Vous avancez comme l’agneau qu’on mène à la boucherie, mais rien ne laisse voir en vous trace de peur, de révolte, de haine, et vous n’abandonnez pas vos fidèles au même moment où tous vous ont laissé. C’est plutôt une liturgie que vous vivez, un sacrifice que vous offrez comme prêtre et comme victime tout ensemble, dont ces hommes ne sont que les instruments ignorants. Ainsi dans la misère et sur la croix, vous êtes toujours cet homme qui marche, d’un pas invincible et sûr, infatigable, puissant, vers sa victoire et l’ouverture de son Règne.

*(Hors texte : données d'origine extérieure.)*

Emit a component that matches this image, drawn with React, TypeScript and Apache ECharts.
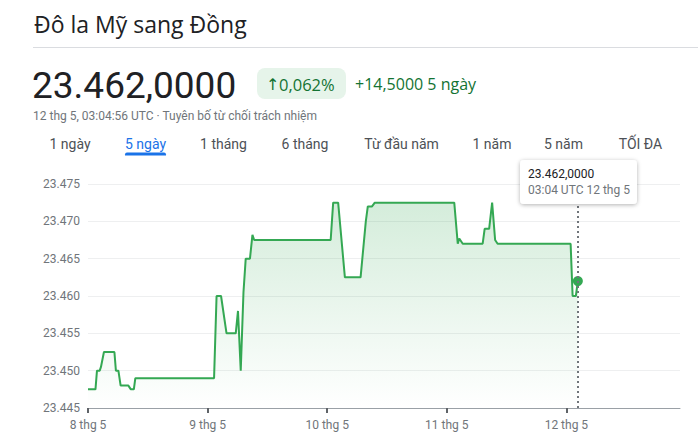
import React, { useEffect, useRef } from "react";
import * as echarts from "echarts";

// hours since 8 thg 5 00:00
const times = [
  0, 1.5, 1.8, 2.35, 2.6, 3.2, 5.3, 5.6, 6.1, 6.55, 8.1, 8.6, 9.2, 9.5,
  25.3, 25.8, 26.7, 27.8, 29.65, 30.1, 30.65, 31.2, 31.65, 32.5, 33.0, 33.35,
  48.7, 49.2, 50.2, 51.55, 54.7, 55.75, 56.15, 57.0, 57.55,
  73.5, 74.2, 74.5, 75.2, 79.2, 79.6, 80.5, 81.1, 81.7, 82.2,
  96.85, 97.25, 97.9, 98.3,
];
const rates = [
  23447.5, 23447.5, 23450, 23450, 23450.5, 23452.5, 23452.5, 23450, 23450, 23448, 23448, 23447.5, 23447.5, 23449,
  23449, 23460, 23460, 23455, 23455, 23458, 23450, 23460.5, 23465, 23465, 23468.2, 23467.5,
  23467.5, 23472.5, 23472.5, 23462.5, 23462.5, 23470, 23472, 23472, 23472.5,
  23472.5, 23467, 23467.7, 23467, 23467, 23469, 23469, 23472.5, 23467.5, 23467,
  23467, 23460, 23460, 23462,
];
const dayTicks = [0, 24, 48, 72, 96];
const dayLabels = ["8 thg 5", "9 thg 5", "10 thg 5", "11 thg 5", "12 thg 5"];
const tabs = ["1 ngày", "5 ngày", "1 tháng", "6 tháng", "Từ đầu năm", "1 năm", "5 năm", "TỐI ĐA"];
const activeTab = 1;

const title = "Đô la Mỹ sang Đồng";
const price = "23.462,0000";
const pct = "0,062%";
const change = "+14,5000 5 ngày";
const subtitle = "12 thg 5, 03:04:56 UTC · Tuyên bố từ chối trách nhiệm";
const tipValue = "23.462,0000";
const tipTime = "03:04 UTC 12 thg 5";

const FONT = "Roboto, 'DejaVu Sans', sans-serif";
const WIDE = "'Open Sans', Roboto, 'DejaVu Sans', sans-serif";

function fmtThousands(v: number) {
  const n = Math.round(v);
  return n.toString().replace(/\B(?=(\d{3})+(?!\d))/g, ".");
}

export default function App() {
  const ref = useRef<HTMLDivElement>(null);
  useEffect(() => {
    if (!ref.current) return;
    const chart = echarts.init(ref.current, null, { renderer: "svg" });
    const data = times.map((t, i) => [t, rates[i]]);
    const last = data[data.length - 1];
    const tabCenters = [70, 145.5, 223.5, 305, 401.5, 492, 563.5, 640.5];
    const graphics: any[] = [
      { type: "text", x: 34, y: 24, style: { text: title, fill: "#202124", fontSize: 23, fontFamily: WIDE, verticalAlign: "middle" } },
      { type: "line", shape: { x1: 33, y1: 47.5, x2: 698, y2: 47.5 }, style: { stroke: "#dadce0", lineWidth: 1 } },
      { type: "text", x: 32, y: 85.5, style: { text: price, fill: "#202124", fontSize: 37, fontFamily: FONT, verticalAlign: "middle" } },
      { type: "rect", shape: { x: 257, y: 68, width: 89, height: 31, r: 8 }, style: { fill: "#e6f4ea" } },
      { type: "text", x: 266, y: 84, style: { text: "↑", fill: "#137333", fontSize: 16, fontFamily: FONT, verticalAlign: "middle" } },
      { type: "text", x: 279, y: 84, style: { text: pct, fill: "#137333", fontSize: 16.5, fontFamily: WIDE, fontWeight: 500, verticalAlign: "middle" } },
      { type: "text", x: 355, y: 84, style: { text: change, fill: "#137333", fontSize: 16, fontFamily: WIDE, fontWeight: 500, verticalAlign: "middle" } },
      { type: "text", x: 33, y: 115.5, style: { text: subtitle, fill: "#70757a", fontSize: 12, fontFamily: FONT, verticalAlign: "middle" } },
      ...tabs.map((t, i) => ({
        type: "text",
        x: tabCenters[i],
        y: 143.5,
        style: { text: t, fill: i === activeTab ? "#1a73e8" : "#4d5156", fontSize: 14, fontFamily: FONT, align: "center", verticalAlign: "middle" },
      })),
      { type: "rect", shape: { x: 125, y: 152.5, width: 41, height: 3, r: [2, 2, 0, 0] }, style: { fill: "#1a73e8" } },
      {
        type: "rect",
        z: 100,
        shape: { x: 520, y: 160, width: 117, height: 44, r: 4 },
        style: { fill: "#fff", shadowBlur: 4, shadowColor: "rgba(0,0,0,0.3)", shadowOffsetY: 1 },
      },
      { type: "text", z: 101, x: 528, y: 173.5, style: { text: tipValue, fill: "#202124", fontSize: 12, fontFamily: FONT, verticalAlign: "middle" } },
      { type: "text", z: 101, x: 528, y: 189.5, style: { text: tipTime, fill: "#70757a", fontSize: 12, fontFamily: FONT, verticalAlign: "middle" } },
    ];
    chart.setOption({
      animation: false,
      grid: { left: 88, right: 18, top: 184, bottom: 37 },
      xAxis: {
        type: "value",
        min: 0,
        max: 118.8,
        interval: 24,
        axisLine: { show: true, lineStyle: { color: "#9aa0a6", width: 1 } },
        axisTick: { show: true, length: 5, customValues: dayTicks, lineStyle: { color: "#5f6368", width: 2 } },
        axisLabel: {
          customValues: dayTicks,
          margin: 11,
          color: "#70757a",
          fontSize: 12,
          fontFamily: FONT,
          formatter: (v: number) => dayLabels[dayTicks.indexOf(Math.round(v))] ?? "",
        },
        splitLine: { show: false },
      },
      yAxis: {
        type: "value",
        min: 23445,
        max: 23475,
        interval: 5,
        axisLine: { show: false },
        axisTick: { show: false },
        axisLabel: { margin: 8, color: "#70757a", fontSize: 12, fontFamily: FONT, formatter: (v: number) => fmtThousands(v) },
        splitLine: { lineStyle: { color: "#eeeff0", width: 1 } },
      },
      series: [
        {
          type: "line",
          data,
          symbol: "none",
          lineStyle: { color: "#34a853", width: 2 },
          areaStyle: {
            origin: "start",
            color: new echarts.graphic.LinearGradient(0, 0, 0, 1, [
              { offset: 0, color: "rgba(52,168,83,0.3)" },
              { offset: 1, color: "rgba(52,168,83,0)" },
            ]),
          },
          z: 2,
        },
        {
          type: "scatter",
          data: [last],
          symbolSize: 10,
          itemStyle: { color: "#34a853", opacity: 1 },
          z: 4,
          markLine: {
            silent: true,
            symbol: "none",
            label: { show: false },
            lineStyle: { color: "#70757a", type: [2, 3], width: 2 },
            data: [{ xAxis: last[0] }],
          },
        },
      ],
      graphic: graphics,
    });
    return () => chart.dispose();
  }, []);
  return <div ref={ref} style={{ position: "absolute", left: 0, top: 0, width: 698, height: 445 }} />;
}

À ceux qui ne le comprendront pas, à ceux qui interpréteront cette passion comme un signe manifeste de défaite et d’écrasement, Jésus a pourtant donné le signe de sa résurrection ! Car ce fort, ce courageux, ce victorieux, capable de mourir quand il veut et comme il veut, n’est pas resté dans l’apparence de l’échec plus de trente-six heures et bien vite sa gloire a resplendi. Ceux qui avaient cru le vaincre, ceux qui voulaient trouver en son exemple une leçon commode de pacifisme et d’abandon, tous ces petits hommes prisonniers de leurs passions charnelles ont été comme les soldats qui gardaient le sépulcre, emportés comme de la bale au grand souffle de Pâques et dès lors Jésus court de victoire en victoires jusqu’à la consommation des siècles.